Worst thing is, currently Starbound can do that, but exclusively with mods.
The base game lacks anything that can be used as a trapdoor with any reasonable efficiency, and also lacks any way to move fluid. Functionalities both added by mods iirc.
Terraria had at least basic world-affecting wire-work in from very early on, and I think I agree that the distinct lack of player-made/placed traps is another part of the deliberate attempts on the part of CF to (for some ungodly reason) make the game have MMO levels of grind. That's the heart of it: options are good. Limiting player creativity to make it conform to the dev's vision of the game might fly when you're doing an artsy linear story, but sure as hell not when it's suppose to be an open-world sandbox.
That's the worst thing; it's not even "MMO" levels of grind, it's EVERQUEST levels of grind. In most current MMOs, at least you have some level of involvement via a damage ability rotation, various utility/defensive abilities, and even the palleteswaps du jour can spring nasty surprises via hitherto-unseen ability types, like Big Attacks, CC, damage reflection, stealth/camouflage, using the entire skillset and loadout of PvP-optimized players for uncommon, high-risk high-reward encounters etc.
Starbound consists mostly of jumping around like a spaz to avoid blood vomit or bullets while retaliating with ranged weapons, or CCing something to death with the ministun of a mele attack. If push comes to shove you can just wall the thing into a cage made of dirt and plink away at it with your 3dmg gun.

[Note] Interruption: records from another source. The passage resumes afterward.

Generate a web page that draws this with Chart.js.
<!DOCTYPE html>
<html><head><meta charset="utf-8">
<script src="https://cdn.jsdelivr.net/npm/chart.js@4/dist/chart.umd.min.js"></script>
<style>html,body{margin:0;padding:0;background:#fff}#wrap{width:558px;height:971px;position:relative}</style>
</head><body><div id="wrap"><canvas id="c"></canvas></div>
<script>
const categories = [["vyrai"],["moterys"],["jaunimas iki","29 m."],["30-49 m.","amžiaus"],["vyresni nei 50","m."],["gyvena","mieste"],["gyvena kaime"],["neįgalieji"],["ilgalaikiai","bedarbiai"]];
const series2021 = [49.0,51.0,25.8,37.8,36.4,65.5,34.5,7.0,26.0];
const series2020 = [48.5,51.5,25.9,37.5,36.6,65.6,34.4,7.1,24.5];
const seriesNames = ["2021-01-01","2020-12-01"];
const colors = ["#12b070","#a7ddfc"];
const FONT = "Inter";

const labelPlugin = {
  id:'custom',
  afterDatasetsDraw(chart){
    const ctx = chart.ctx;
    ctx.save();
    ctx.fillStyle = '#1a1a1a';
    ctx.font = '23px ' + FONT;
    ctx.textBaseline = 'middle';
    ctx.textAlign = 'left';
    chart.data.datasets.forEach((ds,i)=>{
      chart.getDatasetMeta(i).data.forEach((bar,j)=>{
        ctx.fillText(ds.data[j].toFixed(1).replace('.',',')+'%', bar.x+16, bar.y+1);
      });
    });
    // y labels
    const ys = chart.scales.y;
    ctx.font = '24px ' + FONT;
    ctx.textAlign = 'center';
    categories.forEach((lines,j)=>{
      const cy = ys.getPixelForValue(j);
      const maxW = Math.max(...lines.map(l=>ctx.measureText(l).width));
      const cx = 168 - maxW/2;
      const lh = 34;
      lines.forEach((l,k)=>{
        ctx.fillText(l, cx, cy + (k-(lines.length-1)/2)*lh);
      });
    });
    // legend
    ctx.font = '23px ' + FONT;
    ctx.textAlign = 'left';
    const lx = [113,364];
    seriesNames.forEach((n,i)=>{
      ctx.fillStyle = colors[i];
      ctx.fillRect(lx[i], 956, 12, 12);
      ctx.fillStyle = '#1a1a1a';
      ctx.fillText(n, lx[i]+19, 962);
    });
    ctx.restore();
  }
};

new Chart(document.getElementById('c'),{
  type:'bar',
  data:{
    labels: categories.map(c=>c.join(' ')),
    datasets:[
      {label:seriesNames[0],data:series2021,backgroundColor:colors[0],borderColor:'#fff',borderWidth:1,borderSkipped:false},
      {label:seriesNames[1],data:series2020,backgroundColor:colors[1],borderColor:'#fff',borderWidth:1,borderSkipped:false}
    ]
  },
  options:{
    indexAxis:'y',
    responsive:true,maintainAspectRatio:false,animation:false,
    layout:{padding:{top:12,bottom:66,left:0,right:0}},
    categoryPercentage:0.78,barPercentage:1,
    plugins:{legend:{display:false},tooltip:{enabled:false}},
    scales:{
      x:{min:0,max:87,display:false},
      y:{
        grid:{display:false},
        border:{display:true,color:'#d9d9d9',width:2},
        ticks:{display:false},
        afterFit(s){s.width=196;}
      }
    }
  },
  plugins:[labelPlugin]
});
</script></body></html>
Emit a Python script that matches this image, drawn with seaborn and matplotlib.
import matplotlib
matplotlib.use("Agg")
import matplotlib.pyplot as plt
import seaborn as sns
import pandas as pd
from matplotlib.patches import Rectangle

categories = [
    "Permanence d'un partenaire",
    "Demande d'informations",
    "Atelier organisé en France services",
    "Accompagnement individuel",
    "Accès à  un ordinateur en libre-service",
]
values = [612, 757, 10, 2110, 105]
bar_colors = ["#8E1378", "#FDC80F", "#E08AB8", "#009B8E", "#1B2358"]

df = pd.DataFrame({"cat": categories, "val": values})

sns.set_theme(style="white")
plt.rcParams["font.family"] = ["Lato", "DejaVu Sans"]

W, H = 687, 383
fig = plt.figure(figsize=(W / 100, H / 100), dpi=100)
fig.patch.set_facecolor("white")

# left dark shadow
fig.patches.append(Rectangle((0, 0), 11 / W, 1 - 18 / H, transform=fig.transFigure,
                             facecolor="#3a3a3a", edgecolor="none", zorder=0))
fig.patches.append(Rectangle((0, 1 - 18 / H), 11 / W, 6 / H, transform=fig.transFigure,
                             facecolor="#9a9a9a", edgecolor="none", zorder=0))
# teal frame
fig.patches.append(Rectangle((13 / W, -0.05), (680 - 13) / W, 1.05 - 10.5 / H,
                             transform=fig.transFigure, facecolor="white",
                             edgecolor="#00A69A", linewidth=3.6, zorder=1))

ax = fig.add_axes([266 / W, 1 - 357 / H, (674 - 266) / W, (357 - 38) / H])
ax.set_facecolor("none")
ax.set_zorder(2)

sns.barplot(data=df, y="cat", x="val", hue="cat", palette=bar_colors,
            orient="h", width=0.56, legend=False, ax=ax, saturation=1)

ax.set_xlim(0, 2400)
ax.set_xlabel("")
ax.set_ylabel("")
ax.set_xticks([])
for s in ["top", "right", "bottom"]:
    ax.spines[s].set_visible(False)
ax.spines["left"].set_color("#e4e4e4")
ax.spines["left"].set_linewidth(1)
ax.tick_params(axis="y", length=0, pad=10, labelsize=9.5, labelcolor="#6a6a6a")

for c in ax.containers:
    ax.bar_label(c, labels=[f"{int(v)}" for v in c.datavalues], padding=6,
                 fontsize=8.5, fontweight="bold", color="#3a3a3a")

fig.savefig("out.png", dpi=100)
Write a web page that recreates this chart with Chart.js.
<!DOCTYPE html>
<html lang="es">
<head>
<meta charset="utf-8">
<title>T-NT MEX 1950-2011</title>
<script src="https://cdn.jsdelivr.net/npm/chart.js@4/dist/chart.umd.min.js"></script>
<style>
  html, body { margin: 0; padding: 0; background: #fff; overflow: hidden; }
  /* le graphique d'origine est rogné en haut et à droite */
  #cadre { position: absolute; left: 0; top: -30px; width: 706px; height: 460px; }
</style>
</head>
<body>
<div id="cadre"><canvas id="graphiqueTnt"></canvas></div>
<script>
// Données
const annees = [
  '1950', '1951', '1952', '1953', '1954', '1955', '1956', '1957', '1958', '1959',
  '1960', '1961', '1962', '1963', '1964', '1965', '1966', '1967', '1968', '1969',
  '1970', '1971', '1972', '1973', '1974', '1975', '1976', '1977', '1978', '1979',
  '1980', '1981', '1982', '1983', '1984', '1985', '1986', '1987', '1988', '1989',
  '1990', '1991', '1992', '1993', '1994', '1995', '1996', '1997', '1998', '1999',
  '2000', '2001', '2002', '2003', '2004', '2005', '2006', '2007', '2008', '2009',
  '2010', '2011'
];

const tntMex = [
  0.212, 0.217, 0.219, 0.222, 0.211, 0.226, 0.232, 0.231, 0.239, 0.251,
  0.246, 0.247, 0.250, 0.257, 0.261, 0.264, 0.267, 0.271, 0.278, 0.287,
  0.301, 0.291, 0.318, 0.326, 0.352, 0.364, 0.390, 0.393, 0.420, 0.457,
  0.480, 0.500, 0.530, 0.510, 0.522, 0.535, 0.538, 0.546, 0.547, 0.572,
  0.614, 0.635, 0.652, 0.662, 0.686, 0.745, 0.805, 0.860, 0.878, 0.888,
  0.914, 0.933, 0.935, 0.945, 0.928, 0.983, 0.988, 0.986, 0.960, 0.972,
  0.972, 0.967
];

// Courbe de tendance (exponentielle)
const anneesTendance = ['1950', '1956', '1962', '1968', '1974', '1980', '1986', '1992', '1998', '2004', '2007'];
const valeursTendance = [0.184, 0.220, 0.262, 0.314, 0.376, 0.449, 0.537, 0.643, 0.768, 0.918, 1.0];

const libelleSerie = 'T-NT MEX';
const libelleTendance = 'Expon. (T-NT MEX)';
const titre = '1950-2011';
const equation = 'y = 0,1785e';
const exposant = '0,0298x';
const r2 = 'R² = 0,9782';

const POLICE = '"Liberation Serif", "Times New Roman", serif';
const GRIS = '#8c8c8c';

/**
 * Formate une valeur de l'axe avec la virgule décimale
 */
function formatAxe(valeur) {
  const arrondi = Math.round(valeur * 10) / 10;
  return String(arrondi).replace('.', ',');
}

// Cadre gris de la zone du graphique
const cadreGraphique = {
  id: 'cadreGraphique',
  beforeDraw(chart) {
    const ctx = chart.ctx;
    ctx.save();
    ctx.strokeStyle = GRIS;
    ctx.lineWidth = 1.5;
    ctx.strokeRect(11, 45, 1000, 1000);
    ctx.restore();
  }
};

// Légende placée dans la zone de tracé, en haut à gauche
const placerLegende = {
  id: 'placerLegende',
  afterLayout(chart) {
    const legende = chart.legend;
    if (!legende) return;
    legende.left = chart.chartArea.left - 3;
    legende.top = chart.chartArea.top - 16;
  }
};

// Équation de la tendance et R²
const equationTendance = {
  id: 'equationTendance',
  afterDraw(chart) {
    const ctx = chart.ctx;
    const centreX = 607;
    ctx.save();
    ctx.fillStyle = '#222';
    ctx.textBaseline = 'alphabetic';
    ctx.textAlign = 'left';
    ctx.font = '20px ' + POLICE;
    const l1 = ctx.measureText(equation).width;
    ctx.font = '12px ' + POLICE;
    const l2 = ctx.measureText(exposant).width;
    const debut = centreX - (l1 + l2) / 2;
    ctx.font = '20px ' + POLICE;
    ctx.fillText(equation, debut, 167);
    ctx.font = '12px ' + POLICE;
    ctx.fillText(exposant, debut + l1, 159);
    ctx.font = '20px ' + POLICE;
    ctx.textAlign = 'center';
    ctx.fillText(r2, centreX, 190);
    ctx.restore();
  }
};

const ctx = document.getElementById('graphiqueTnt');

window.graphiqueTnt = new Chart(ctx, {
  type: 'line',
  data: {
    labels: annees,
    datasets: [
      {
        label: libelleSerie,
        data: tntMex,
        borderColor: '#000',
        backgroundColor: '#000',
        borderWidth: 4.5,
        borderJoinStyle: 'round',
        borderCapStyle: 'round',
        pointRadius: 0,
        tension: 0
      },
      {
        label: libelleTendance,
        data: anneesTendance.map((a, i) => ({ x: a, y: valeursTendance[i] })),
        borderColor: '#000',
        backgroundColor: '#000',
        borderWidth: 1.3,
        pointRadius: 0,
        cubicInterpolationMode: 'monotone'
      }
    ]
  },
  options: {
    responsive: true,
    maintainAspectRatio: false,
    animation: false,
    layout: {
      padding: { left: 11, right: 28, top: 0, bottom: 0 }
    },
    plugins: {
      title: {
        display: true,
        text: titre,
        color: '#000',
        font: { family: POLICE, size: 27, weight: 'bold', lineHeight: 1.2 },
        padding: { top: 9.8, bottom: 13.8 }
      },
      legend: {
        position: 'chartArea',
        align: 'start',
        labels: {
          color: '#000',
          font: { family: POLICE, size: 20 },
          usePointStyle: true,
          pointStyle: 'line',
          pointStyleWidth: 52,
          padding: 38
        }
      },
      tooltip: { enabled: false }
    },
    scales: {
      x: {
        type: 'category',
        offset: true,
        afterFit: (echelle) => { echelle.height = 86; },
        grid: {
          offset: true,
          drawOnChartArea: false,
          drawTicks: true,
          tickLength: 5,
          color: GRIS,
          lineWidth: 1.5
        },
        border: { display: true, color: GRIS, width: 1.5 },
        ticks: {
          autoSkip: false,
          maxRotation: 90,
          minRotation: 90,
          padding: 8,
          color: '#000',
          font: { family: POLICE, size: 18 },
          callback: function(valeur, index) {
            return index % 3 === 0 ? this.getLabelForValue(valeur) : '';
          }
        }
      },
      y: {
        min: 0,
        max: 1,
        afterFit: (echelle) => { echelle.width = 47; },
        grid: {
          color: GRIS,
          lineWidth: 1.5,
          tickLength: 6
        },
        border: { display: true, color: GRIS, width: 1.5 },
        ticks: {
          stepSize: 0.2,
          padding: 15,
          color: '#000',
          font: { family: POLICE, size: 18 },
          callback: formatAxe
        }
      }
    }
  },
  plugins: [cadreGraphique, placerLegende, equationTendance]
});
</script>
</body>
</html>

The other problem with the grind is that it doesn't DO anything. I will admit that I don't know too much about Terraria's current balance state, but back when I last played, you got better armor to survive more hits, not to not get OHK'd (possible exception being just after the transition to hardmode). It was why you could legitimately skip tiers sometimes.
Getting appropriate-tier armor in Starbound merely allows you to survive.
Worst still, simple currency grinding in Terraria was legitimately lucrative; get enough money and buy a minishark, and nothing will pose a problem for quite some time. Starbound has you grind for money to not die, via its armor upgrades, and if you do manage to find a skyship, don't expect the gun to be worth a damn two or three tiers higher.